Jakarta, Riauintegritas .com – 08 Januari 2025. Koordinator Nasional Mapala Tingkat Perguruan Tinggi Se-Indonesia Vivaldi Emri Nobel Menanggapi Tujuan Menteri kehutanan Raja Juli Antoni untuk ketahanan pangan tidak memperhatikan dampak serius untuk keberlansungan keberlansungan hidup ekosistem yang ada di dalam hutan.
Menanggapi hal tersebut Rencana proyek Babat Hutan 20 Juta Ha Untuk pangan dan energi bisa picu dampak serius terhadap ekologis. Kementerian Kehutanan harusnya menjajdi wali dari hutan-hutan kita di indonesia, harus menjadi wali yang berada paling depan dalam menghadapi pembongkaran hutan.
Presiden dan Menteri kehutanan tidak memahami tugas dan tanggung jawabnya pernyataan Presiden Prabowo dalam racara Musrenbang di Jakarta pada Senin (30/12), yang menyatakan bahwa penambahan lahan sawit merupakan langkah strategis dan dibutuhkan banyak negara. Presiden Prabowo juga menanggapi kekhawatiran mengenai deforestasi akibat perluasan lahan sawit dengan mengatakan, “Namanya kelapa sawit ya pohon, yakan? Ada daunnya, kan?”
Koordinator Nasional Mapala Tingkat PT Se-indonesia Vivaldi Emri Nobel Menanggapi Pernyataan Presiden Prabowo “Namanya kelapa sawit ya pohon yakan?
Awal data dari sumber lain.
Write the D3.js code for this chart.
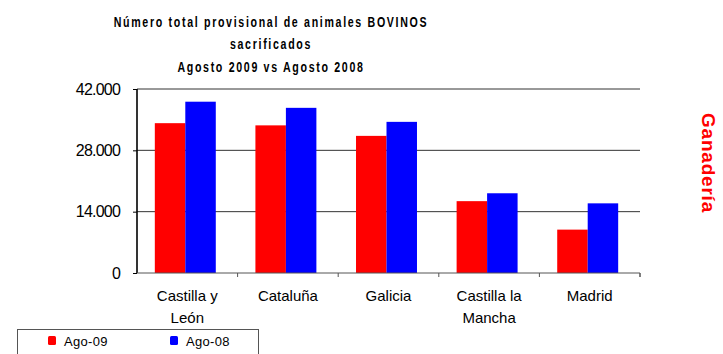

Ada daunnya, kan?” disini kita bisa melihat dalam siaran Pers Nomor : SP.032/HUMAS/PPIP/HMS.3/02/2022 KLHK RI menegaskan bahwa sawit bukan tanaman hutan. ( Permen LHK) P.23/2021, ia mengatakan sawit juga tidak masuk sebagai tanaman rehabilitasi hutan dan lahan (RHL).
Dalam han tersebut juga Rencana Menteri Kehutanan Raja Juli Antoni Babat Hutan 20 Juta Ha Untuk Pangan dan Energi adalah menteri yang tidak paham konsep dan fungsi hutan di indonesia.
Vivaldi Emri Nobel Koordinator Nasional Mapala PT Se-Indonesia Untuk meningkatkan produksi pangan tidak harus selalu mengorbankan hutan yang telah hidup bertahun tahun di indonesia. Ekstensifikasi bukan sebuah solusi,jangan mencari jalan pintas dan malas berfikir untuk mencapai tujuan yang lebih baik.